When reading a chapter this morning from the Life of Enoch Powell I discovered something particularly interesting. I have been thinking upon similar lines as Powell in this matter and it is not something I have thought to discuss prior to now. Powell spent 20 years of his life a hard line atheist. When searching for a university to teach in he even sought one that would be compatible with his beliefs. This was an opinion he held up until 1949 when the allure of the church compelled him to sit in for a session, and within a short space of time he found himself attending regularly.
What I learned which is unsurprising is that even in his old age he told a close friend that he never truly believed in life after death. There are also many occasions he pointed to supporting religion due to its social and cultural impact on society. This is initially, and still is what attracts myself to religion. It’s ability to keep the state small by giving communities the opportunity to police themselves. Hitchens once said that most atheists will be more likely converted through ‘ambushed poetry to the heart’ than reasoned argument. This is a feeling I have not yet been party to, but there was a similar experience I wish to share.

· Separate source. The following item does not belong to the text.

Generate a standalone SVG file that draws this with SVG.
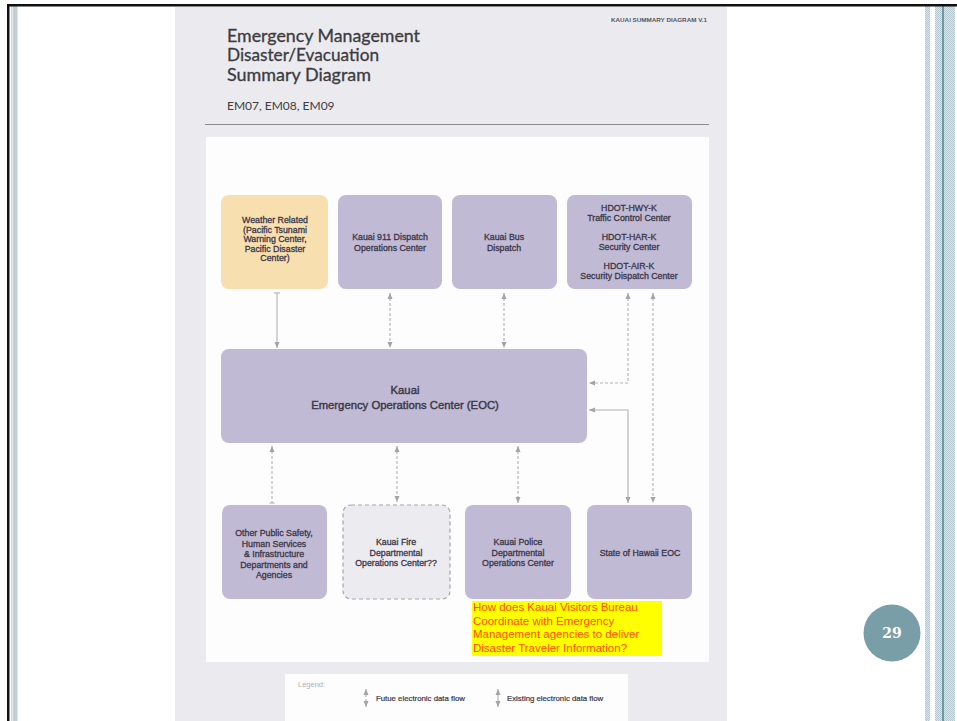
<svg xmlns="http://www.w3.org/2000/svg" width="957" height="721" viewBox="0 0 957 721">
<defs>
<pattern id="dots" width="2" height="2" patternUnits="userSpaceOnUse">
<rect width="2" height="2" fill="#dde6ea"/>
<rect width="1" height="1" fill="#b4c7cf"/>
<rect x="1" y="1" width="1" height="1" fill="#b4c7cf"/>
</pattern>
<marker id="ah" viewBox="0 0 6 6" refX="6" refY="3" markerWidth="6" markerHeight="6" markerUnits="userSpaceOnUse" orient="auto-start-reverse">
<path d="M0,0.5 L6,3 L0,5.5 z" fill="#a3a3a8"/>
</marker>
<style>
.node{fill:#c0bad4}
.nt{font-family:"Liberation Sans",Arial,sans-serif;font-size:8.8px;fill:#3b3648;stroke:#3b3648;stroke-width:0.3;text-anchor:middle}
.c{fill:none;stroke:#b2b2b6;stroke-width:1.1}
.d{stroke-dasharray:3 2}
.ti{font-family:Lato,"Liberation Sans",sans-serif;font-size:16.5px;fill:#3c3c42;stroke:#3c3c42;stroke-width:0.3}
.yl{font-family:"Liberation Sans",Arial,sans-serif;font-size:11.5px;fill:#ff5000}
.lg{font-family:"Liberation Sans",Arial,sans-serif;font-size:7.8px;fill:#3b3648;stroke:#3b3648;stroke-width:0.2}
</style>
</defs>
<rect width="957" height="721" fill="#ffffff"/>
<!-- slide frame -->
<rect x="11" y="6" width="1.5" height="715" fill="#c9d3d8"/>
<rect x="13" y="6" width="4.5" height="715" fill="#c2ced4"/>
<rect x="925" y="6" width="5" height="715" fill="url(#dots)"/>
<rect x="935" y="6" width="20" height="715" fill="url(#dots)"/>
<rect x="942" y="6" width="2" height="715" fill="#7098a4"/>
<rect x="7" y="4" width="950" height="2.5" fill="#111"/>
<rect x="7" y="4" width="2.5" height="717" fill="#111"/>
<!-- page -->
<rect x="175" y="7" width="552" height="714" fill="#ebebef"/>
<text x="707" y="22" font-family="Liberation Sans,Arial,sans-serif" font-size="5.6" font-weight="bold" fill="#55555c" text-anchor="end" textLength="96" lengthAdjust="spacingAndGlyphs">KAUAI SUMMARY DIAGRAM V.1</text>
<text class="ti" x="227" y="42" textLength="193" lengthAdjust="spacingAndGlyphs">Emergency Management</text>
<text class="ti" x="227" y="61" textLength="152" lengthAdjust="spacingAndGlyphs">Disaster/Evacuation</text>
<text class="ti" x="227" y="80.5" textLength="144" lengthAdjust="spacingAndGlyphs">Summary Diagram</text>
<text x="227" y="110" font-family="Lato,Liberation Sans,sans-serif" font-size="12" fill="#3c3c42">EM07, EM08, EM09</text>
<rect x="205" y="124" width="504" height="1" fill="#8a8a90"/>
<rect x="206" y="137" width="503" height="525" fill="#fdfdfe"/>
<!-- connectors -->
<g id="connectors">
<path class="c" d="M277,293 L277,348" marker-end="url(#ah)"/>
<path class="c" d="M274,293 L280,293"/>
<path class="c d" d="M390,293 L390,348" marker-start="url(#ah)" marker-end="url(#ah)"/>
<path class="c d" d="M504,293 L504,348" marker-start="url(#ah)" marker-end="url(#ah)"/>
<path class="c d" d="M628,293 L628,383 L589,383" marker-start="url(#ah)" marker-end="url(#ah)"/>
<path class="c d" d="M653,293 L653,503" marker-start="url(#ah)" marker-end="url(#ah)"/>
<path class="c" d="M589,410 L628,410 L628,503" marker-start="url(#ah)" marker-end="url(#ah)"/>
<path class="c d" d="M272,446 L272,503" marker-start="url(#ah)"/>
<path class="c" d="M269.5,503 L274.5,503"/>
<path class="c d" d="M397,446 L397,502" marker-start="url(#ah)" marker-end="url(#ah)"/>
<path class="c d" d="M518,446 L518,503" marker-start="url(#ah)" marker-end="url(#ah)"/>
</g>
<!-- nodes -->
<g id="weather">
<rect x="221" y="195" width="107" height="94" rx="8" fill="#f7dfb0"/>
<text class="nt"><tspan x="275" y="223">Weather Related</tspan><tspan x="275" y="232.5">(Pacific Tsunami</tspan><tspan x="275" y="242">Warning Center,</tspan><tspan x="275" y="251.5">Pacific Disaster</tspan><tspan x="275" y="261">Center)</tspan></text>
</g>
<g id="dispatch911">
<rect class="node" x="338" y="195" width="104" height="94" rx="8"/>
<text class="nt"><tspan x="390" y="240">Kauai 911 Dispatch</tspan><tspan x="390" y="250.5">Operations Center</tspan></text>
</g>
<g id="bus">
<rect class="node" x="452" y="195" width="105" height="94" rx="8"/>
<text class="nt"><tspan x="504" y="240">Kauai Bus</tspan><tspan x="504" y="250.5">Dispatch</tspan></text>
</g>
<g id="hdot">
<rect class="node" x="567" y="195" width="125" height="94" rx="8"/>
<text class="nt"><tspan x="629" y="211">HDOT-HWY-K</tspan><tspan x="629" y="221">Traffic Control Center</tspan><tspan x="629" y="240">HDOT-HAR-K</tspan><tspan x="629" y="250">Security Center</tspan><tspan x="629" y="268.5">HDOT-AIR-K</tspan><tspan x="629" y="278.5">Security Dispatch Center</tspan></text>
</g>
<g id="eoc">
<rect class="node" x="221" y="349" width="366" height="94" rx="8"/>
<text class="nt" style="font-size:11.3px;stroke-width:0.4"><tspan x="405" y="394">Kauai</tspan><tspan x="405" y="409">Emergency Operations Center (EOC)</tspan></text>
</g>
<g id="other">
<rect class="node" x="222" y="505" width="105" height="94" rx="8"/>
<text class="nt"><tspan x="274" y="536">Other Public Safety,</tspan><tspan x="274" y="546.5">Human Services</tspan><tspan x="274" y="557">&amp; Infrastructure</tspan><tspan x="274" y="567.5">Departments and</tspan><tspan x="274" y="578">Agencies</tspan></text>
</g>
<g id="fire">
<rect x="343" y="505" width="107" height="94" rx="8" fill="#ecebf0" stroke="#a5a5ab" stroke-width="1.2" stroke-dasharray="4 3"/>
<text class="nt"><tspan x="396" y="545">Kauai Fire</tspan><tspan x="396" y="555.5">Departmental</tspan><tspan x="396" y="566">Operations Center??</tspan></text>
</g>
<g id="police">
<rect class="node" x="465" y="505" width="106" height="94" rx="8"/>
<text class="nt"><tspan x="518" y="545">Kauai Police</tspan><tspan x="518" y="555.5">Departmental</tspan><tspan x="518" y="566">Operations Center</tspan></text>
</g>
<g id="state">
<rect class="node" x="587" y="505" width="105" height="94" rx="8"/>
<text class="nt"><tspan x="640" y="555.5">State of Hawaii EOC</tspan></text>
</g>
<g id="note">
<rect x="472" y="601" width="190" height="55" fill="#ffff00"/>
<text class="yl"><tspan x="473" y="611">How does Kauai Visitors Bureau</tspan><tspan x="473" y="624.5">Coordinate with Emergency</tspan><tspan x="473" y="638">Management agencies to deliver</tspan><tspan x="473" y="651.5">Disaster Traveler Information?</tspan></text>
</g>
<!-- legend -->
<g id="legend">
<rect x="285" y="674" width="343" height="47" fill="#fdfdfe"/>
<text x="298" y="687" font-family="Liberation Sans,Arial,sans-serif" font-size="7.5" fill="#b0b0b4">Legend:</text>
<path class="c d" d="M366,689 L366,707" marker-start="url(#ah)" marker-end="url(#ah)"/>
<text class="lg" x="376" y="701">Futue electronic data flow</text>
<path class="c" d="M498,689 L498,707" marker-start="url(#ah)" marker-end="url(#ah)"/>
<text class="lg" x="507" y="701">Existing electronic data flow</text>
</g>
<!-- page number -->
<g id="pagenum">
<circle cx="892" cy="633" r="28.5" fill="#7a9ea8"/>
<text x="892" y="638" font-family="DejaVu Serif,Liberation Serif,serif" font-size="14" font-weight="bold" fill="#ffffff" text-anchor="middle">29</text>
</g>
</svg>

About a year or two ago I attended a school play in the local church, in which my sister had a small amount of lines to read out. It was much the same format as when I was part of the very same form group almost 15 years earlier. Many of the hymns were still the same and I was immediately hit by a sense of nostalgia, but perhaps more importantly a genuine sense of appreciation that the primary school I attended had placed so much importance on gifting and equipping its pupils with the culture and belief that is the foundation of our civilization and liberty.
The destruction of said liberty can be seen with the transition I have observed from my siblings and my own experiences from primary school to entering secondary school. In which the act of teaching children an invaluable lesson of self-restraint through religion and culture is completely abolished at the secondary level. Leaving only a token offering in the form of one religious education lesson a week, which from personal memory is a time in which the level of unrestraint among the class is similar to that of a typical lunch break.
As someone who classes himself as an Agnostic Theist and is yet to be convinced that there truly exists a deity. I can see how problematic my belief in theism may seem. If you strip religion of god then you are turning religion into a sort of alternate governing power. Using it as a device to your own ends rather than teaching that one day we shall all be judged. I have actually thought about attending church but found myself unable to for a reason which highlighted to me the true nature of our post-Christian society. As the purpose of religious morality is to offer people a method of policing themselves through ostracism, to keep the state at bay. I found that the roles had completely reversed, and that I had the distinct feeling that the people I knew would poke fun at me for attending church. The very method of ostracism used to keep liberty intact has since been switched to ensure its destruction.